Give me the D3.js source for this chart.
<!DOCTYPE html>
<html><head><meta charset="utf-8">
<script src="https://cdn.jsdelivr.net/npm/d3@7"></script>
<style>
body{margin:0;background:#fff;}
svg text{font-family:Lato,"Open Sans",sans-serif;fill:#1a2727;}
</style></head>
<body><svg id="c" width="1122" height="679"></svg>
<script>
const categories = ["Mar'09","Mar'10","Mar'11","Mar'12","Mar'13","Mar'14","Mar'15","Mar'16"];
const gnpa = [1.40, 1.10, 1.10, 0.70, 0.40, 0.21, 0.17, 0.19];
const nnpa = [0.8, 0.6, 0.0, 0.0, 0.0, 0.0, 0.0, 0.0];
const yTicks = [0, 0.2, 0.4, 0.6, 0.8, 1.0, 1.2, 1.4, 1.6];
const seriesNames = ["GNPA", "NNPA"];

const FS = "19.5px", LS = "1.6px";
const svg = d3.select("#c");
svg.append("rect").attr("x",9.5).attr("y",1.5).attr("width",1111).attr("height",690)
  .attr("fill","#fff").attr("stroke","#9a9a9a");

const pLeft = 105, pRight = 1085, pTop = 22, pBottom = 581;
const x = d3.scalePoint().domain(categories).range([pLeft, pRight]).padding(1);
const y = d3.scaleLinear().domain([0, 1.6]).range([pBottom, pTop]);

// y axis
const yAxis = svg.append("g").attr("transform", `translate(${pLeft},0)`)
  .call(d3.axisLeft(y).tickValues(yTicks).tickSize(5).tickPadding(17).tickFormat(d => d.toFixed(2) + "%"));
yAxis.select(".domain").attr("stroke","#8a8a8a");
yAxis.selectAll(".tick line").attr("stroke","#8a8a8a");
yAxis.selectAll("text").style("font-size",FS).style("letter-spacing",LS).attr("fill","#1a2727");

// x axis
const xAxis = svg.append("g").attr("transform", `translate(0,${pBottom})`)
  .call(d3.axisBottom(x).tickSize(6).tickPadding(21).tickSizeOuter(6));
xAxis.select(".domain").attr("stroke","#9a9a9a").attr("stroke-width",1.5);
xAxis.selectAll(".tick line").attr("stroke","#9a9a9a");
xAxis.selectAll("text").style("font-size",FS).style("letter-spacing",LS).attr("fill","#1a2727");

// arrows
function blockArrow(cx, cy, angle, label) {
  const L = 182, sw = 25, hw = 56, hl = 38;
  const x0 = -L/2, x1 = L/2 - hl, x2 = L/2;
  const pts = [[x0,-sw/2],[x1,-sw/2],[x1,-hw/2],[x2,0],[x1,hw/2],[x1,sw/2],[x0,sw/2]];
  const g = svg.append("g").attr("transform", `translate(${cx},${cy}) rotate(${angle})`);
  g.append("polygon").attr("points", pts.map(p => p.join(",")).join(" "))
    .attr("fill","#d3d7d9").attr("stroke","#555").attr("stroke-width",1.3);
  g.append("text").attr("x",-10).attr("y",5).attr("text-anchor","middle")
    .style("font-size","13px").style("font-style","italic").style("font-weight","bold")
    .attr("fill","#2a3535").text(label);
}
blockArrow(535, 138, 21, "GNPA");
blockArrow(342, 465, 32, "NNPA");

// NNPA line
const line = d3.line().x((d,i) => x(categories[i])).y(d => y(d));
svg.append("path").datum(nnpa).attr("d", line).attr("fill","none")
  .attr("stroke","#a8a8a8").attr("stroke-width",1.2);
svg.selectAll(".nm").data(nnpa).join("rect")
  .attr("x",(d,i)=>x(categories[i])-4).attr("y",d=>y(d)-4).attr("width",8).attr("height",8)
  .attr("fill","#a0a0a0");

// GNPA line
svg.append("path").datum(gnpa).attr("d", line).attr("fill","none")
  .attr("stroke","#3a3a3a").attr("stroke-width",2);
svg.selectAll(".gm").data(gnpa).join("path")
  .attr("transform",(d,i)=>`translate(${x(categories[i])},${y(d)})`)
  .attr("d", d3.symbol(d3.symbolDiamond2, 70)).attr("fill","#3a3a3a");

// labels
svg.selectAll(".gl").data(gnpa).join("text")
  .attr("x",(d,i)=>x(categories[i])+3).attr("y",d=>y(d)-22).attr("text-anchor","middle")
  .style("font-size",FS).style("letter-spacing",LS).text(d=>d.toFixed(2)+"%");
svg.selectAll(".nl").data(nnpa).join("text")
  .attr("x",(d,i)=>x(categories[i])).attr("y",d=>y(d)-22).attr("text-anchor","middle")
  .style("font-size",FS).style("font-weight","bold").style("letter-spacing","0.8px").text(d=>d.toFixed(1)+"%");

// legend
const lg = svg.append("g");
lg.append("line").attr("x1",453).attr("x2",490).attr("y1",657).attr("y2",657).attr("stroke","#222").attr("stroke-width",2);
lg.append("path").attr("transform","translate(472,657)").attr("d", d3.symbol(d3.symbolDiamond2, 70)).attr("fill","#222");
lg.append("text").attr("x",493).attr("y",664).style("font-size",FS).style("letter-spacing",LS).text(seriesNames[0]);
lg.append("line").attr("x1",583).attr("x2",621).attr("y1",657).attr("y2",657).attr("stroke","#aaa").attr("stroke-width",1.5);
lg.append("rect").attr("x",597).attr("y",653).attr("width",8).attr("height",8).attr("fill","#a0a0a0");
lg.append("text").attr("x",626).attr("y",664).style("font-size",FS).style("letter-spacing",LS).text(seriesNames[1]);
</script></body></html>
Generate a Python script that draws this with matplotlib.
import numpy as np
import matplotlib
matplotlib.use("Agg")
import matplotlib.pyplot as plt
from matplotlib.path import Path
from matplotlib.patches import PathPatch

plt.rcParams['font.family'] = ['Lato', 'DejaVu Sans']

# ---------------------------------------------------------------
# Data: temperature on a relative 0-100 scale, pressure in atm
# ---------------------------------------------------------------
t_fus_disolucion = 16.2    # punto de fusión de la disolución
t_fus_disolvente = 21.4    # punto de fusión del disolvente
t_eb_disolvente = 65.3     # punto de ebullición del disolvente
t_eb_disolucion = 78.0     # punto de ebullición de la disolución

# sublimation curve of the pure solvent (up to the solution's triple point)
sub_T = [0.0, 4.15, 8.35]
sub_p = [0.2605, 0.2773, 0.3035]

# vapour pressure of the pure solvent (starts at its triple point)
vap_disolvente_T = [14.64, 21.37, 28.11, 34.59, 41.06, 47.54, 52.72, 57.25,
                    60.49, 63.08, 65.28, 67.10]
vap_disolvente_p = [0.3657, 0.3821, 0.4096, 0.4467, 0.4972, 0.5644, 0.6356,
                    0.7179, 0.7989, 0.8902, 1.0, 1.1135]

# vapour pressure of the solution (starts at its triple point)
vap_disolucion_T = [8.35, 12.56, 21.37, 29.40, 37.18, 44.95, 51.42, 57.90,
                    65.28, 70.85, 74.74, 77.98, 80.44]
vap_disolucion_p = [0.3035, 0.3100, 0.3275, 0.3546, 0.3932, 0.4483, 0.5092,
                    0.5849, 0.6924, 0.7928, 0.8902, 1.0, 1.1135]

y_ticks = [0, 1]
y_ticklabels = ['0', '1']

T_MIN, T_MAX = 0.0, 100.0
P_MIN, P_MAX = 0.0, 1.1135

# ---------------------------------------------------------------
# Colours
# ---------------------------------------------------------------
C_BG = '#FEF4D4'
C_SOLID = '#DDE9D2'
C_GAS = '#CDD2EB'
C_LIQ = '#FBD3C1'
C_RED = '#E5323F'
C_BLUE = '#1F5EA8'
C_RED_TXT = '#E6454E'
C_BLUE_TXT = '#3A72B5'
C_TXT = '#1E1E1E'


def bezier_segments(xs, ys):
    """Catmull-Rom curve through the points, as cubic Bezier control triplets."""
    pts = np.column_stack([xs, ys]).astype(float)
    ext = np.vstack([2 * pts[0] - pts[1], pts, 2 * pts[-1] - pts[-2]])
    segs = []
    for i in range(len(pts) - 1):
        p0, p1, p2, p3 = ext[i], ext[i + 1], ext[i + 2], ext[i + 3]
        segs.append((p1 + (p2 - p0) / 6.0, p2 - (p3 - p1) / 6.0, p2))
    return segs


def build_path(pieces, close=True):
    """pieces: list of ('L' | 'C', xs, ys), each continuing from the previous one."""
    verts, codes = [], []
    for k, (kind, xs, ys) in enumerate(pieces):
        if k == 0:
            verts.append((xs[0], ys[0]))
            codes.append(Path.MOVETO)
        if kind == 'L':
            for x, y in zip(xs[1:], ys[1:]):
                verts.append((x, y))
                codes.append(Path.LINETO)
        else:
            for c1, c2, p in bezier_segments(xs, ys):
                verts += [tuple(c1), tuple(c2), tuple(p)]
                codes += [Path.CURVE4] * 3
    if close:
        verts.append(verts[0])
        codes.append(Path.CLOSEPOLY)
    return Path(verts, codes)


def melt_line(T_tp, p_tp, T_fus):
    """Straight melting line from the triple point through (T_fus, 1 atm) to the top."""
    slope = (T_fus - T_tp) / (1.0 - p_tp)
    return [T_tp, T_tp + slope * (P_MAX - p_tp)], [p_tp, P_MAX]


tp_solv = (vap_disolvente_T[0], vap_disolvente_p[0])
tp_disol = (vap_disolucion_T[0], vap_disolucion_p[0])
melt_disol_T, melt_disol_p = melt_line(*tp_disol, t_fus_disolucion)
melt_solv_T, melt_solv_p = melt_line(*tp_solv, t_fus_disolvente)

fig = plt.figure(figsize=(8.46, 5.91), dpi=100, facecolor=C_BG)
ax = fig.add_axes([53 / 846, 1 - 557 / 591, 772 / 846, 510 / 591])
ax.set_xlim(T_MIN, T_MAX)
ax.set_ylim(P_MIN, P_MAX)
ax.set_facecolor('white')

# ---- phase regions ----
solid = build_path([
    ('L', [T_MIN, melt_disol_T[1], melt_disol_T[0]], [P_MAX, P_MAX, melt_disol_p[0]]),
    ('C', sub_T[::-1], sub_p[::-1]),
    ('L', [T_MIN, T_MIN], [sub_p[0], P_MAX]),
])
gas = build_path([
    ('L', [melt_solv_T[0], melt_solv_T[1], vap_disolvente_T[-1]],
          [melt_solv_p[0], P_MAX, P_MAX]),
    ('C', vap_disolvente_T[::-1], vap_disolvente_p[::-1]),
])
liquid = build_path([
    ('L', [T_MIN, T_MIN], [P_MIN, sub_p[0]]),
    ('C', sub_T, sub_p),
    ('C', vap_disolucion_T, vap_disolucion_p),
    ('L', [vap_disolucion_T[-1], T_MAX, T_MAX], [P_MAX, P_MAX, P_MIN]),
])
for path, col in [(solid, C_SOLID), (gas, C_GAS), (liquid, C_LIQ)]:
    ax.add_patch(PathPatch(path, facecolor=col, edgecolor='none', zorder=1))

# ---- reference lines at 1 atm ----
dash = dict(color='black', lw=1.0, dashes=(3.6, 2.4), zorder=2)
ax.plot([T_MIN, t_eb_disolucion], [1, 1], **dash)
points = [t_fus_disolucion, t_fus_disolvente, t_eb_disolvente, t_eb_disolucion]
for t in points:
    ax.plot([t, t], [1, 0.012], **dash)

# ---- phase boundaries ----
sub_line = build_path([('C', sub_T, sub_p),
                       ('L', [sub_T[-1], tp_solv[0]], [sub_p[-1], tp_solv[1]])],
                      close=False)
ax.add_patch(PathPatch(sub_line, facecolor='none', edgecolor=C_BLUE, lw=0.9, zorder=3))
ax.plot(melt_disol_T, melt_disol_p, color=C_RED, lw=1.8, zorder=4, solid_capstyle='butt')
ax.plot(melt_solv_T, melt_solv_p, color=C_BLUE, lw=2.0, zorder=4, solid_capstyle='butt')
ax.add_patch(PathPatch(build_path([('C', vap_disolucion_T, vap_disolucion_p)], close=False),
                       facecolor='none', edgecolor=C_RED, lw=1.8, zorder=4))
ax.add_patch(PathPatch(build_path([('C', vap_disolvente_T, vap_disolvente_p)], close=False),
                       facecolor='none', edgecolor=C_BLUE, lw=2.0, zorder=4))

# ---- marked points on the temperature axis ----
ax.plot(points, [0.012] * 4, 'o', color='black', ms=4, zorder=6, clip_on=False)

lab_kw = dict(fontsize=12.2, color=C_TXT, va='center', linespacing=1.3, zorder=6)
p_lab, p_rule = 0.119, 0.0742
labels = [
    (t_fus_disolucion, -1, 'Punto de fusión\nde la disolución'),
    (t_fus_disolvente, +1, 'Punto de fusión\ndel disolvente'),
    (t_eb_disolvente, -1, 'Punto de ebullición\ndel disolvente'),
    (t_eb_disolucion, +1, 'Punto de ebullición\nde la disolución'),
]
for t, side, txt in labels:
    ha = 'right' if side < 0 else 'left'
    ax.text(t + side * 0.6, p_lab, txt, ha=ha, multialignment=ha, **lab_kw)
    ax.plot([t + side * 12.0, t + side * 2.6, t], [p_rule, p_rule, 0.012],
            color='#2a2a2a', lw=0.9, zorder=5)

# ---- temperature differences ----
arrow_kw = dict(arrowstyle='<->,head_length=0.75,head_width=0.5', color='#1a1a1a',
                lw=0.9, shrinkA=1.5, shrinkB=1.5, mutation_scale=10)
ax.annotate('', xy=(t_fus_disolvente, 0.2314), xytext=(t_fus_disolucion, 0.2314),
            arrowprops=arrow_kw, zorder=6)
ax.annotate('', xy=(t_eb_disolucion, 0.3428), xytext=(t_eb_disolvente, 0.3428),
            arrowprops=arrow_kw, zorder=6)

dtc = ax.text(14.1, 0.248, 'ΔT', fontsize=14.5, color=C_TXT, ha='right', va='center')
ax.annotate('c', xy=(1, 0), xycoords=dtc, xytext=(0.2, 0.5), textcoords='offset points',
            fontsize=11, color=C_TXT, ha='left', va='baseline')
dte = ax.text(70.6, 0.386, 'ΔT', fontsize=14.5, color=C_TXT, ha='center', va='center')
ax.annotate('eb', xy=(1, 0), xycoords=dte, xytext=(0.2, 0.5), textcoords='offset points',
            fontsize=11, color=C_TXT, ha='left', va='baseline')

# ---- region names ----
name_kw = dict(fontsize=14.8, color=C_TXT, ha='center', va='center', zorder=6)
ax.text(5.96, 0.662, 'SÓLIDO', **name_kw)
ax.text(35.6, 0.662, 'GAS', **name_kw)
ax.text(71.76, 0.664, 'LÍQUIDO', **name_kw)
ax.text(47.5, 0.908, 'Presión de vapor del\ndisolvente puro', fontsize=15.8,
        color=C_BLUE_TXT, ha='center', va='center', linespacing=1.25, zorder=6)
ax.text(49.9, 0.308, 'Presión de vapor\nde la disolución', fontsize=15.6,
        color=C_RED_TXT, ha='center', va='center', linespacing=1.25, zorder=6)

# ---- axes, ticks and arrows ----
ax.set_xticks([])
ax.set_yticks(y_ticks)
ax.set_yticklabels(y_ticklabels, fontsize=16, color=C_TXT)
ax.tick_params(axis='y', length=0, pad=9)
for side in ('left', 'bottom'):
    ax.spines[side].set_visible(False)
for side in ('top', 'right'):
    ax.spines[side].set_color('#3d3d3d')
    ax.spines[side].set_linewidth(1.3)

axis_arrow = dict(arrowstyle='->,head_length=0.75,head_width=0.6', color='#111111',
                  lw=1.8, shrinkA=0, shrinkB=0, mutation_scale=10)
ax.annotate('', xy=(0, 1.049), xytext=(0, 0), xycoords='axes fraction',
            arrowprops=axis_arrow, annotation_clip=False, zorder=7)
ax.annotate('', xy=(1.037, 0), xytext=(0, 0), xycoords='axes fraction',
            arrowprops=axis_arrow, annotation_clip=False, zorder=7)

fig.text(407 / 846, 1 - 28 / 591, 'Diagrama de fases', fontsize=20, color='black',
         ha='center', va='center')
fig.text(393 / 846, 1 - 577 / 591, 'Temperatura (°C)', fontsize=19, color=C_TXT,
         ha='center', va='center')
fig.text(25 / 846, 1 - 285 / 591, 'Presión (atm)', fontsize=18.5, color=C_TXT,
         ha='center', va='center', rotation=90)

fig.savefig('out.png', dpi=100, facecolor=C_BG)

- - -

## [Your objective]
Retype only this portion of the data above: the line containing "Generate a Python", the line containing "0.7179, 0.7989, 0.8902, 1.0, 1.1135]", and all lines between them, exactly.

## [Solution]
Generate a Python script that draws this with matplotlib.
import numpy as np
import matplotlib
matplotlib.use("Agg")
import matplotlib.pyplot as plt
from matplotlib.path import Path
from matplotlib.patches import PathPatch

plt.rcParams['font.family'] = ['Lato', 'DejaVu Sans']

# ---------------------------------------------------------------
# Data: temperature on a relative 0-100 scale, pressure in atm
# ---------------------------------------------------------------
t_fus_disolucion = 16.2    # punto de fusión de la disolución
t_fus_disolvente = 21.4    # punto de fusión del disolvente
t_eb_disolvente = 65.3     # punto de ebullición del disolvente
t_eb_disolucion = 78.0     # punto de ebullición de la disolución

# sublimation curve of the pure solvent (up to the solution's triple point)
sub_T = [0.0, 4.15, 8.35]
sub_p = [0.2605, 0.2773, 0.3035]

# vapour pressure of the pure solvent (starts at its triple point)
vap_disolvente_T = [14.64, 21.37, 28.11, 34.59, 41.06, 47.54, 52.72, 57.25,
                    60.49, 63.08, 65.28, 67.10]
vap_disolvente_p = [0.3657, 0.3821, 0.4096, 0.4467, 0.4972, 0.5644, 0.6356,
                    0.7179, 0.7989, 0.8902, 1.0, 1.1135]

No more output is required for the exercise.